Since 1982, Martin’s Handmade Pretzels has brought their handcrafted Pennsylvania Dutch Pretzels to New York’s Union Square Greenmarket, where customers return week after week for that classic flavor and satisfying crunch.

Our simple recipe and genuine commitment to slow, artisan food has remained unchanged since the first Martin’s hand-rolled pretzel came out of the drying oven more than 80 years ago.  

Featured in FOOD+WINE, The New York Times and Vogue, and gracing the green rooms of Saturday Night Live and Late Night with Jimmy Fallon, Martin’s Handmade Pretzels remain the finest example of the hard pretzel form, using only flour, water, yeast, salt and soda. The Martin family, who began baking pretzels in the 1930s, continues the Pennsylvania Dutch tradition, which came to 17th century New York and Pennsylvania across the Atlantic from medieval Europe, where the twisted snack originated.  

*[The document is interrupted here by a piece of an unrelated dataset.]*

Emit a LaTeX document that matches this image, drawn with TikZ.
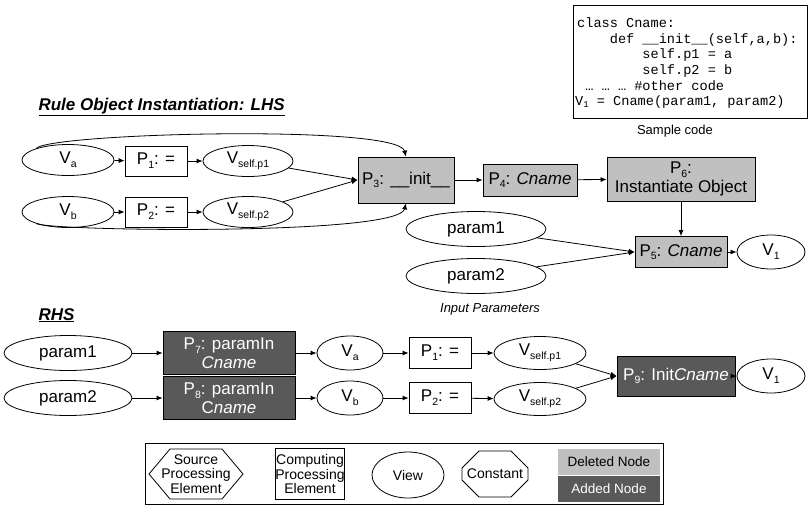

Today, each of our bakers hand roll around 12-15 pretzels per minute, creating a finished treat with a unique texture and singular flavor that remarkably weighs less than the flour that goes into making it.

Around 1900, the simplest machinery of the industrial revolution helped make pretzel baking a little faster and more economical, but these machines did virtually nothing to compromise quality. Hands still dominated the process.

For years, a pretzel twister's speed had few equivalents in human terms. But, starting in mid-century, the quest for more economy and faster machines eventually eliminated hands, as well as the true magic of deep pretzel crunch and flavor.

As we say around here: HANDMADE FOREVER!

There is no way to imagine the difference between machine and handmade pretzels without tasting. 

Ed Levine, in New York Eats, writes that Martin’s Handmade Pretzels—a fixture in NYC’s Greenmarkets since 1982—are to machine-made pretzels what a BMW is to a Yugo.  Tasting a mere crumb tells the whole story: progress took the “S” out of the Slow Pretzel and left it with the last three letters: “L-O-W.” Low, compromised quality. 

Proudly, our exact recipe—AND our commitment to slow, artisan food—has remain unchanged since the first Martin’s Pretzel came out of the drying oven over 80 years ago.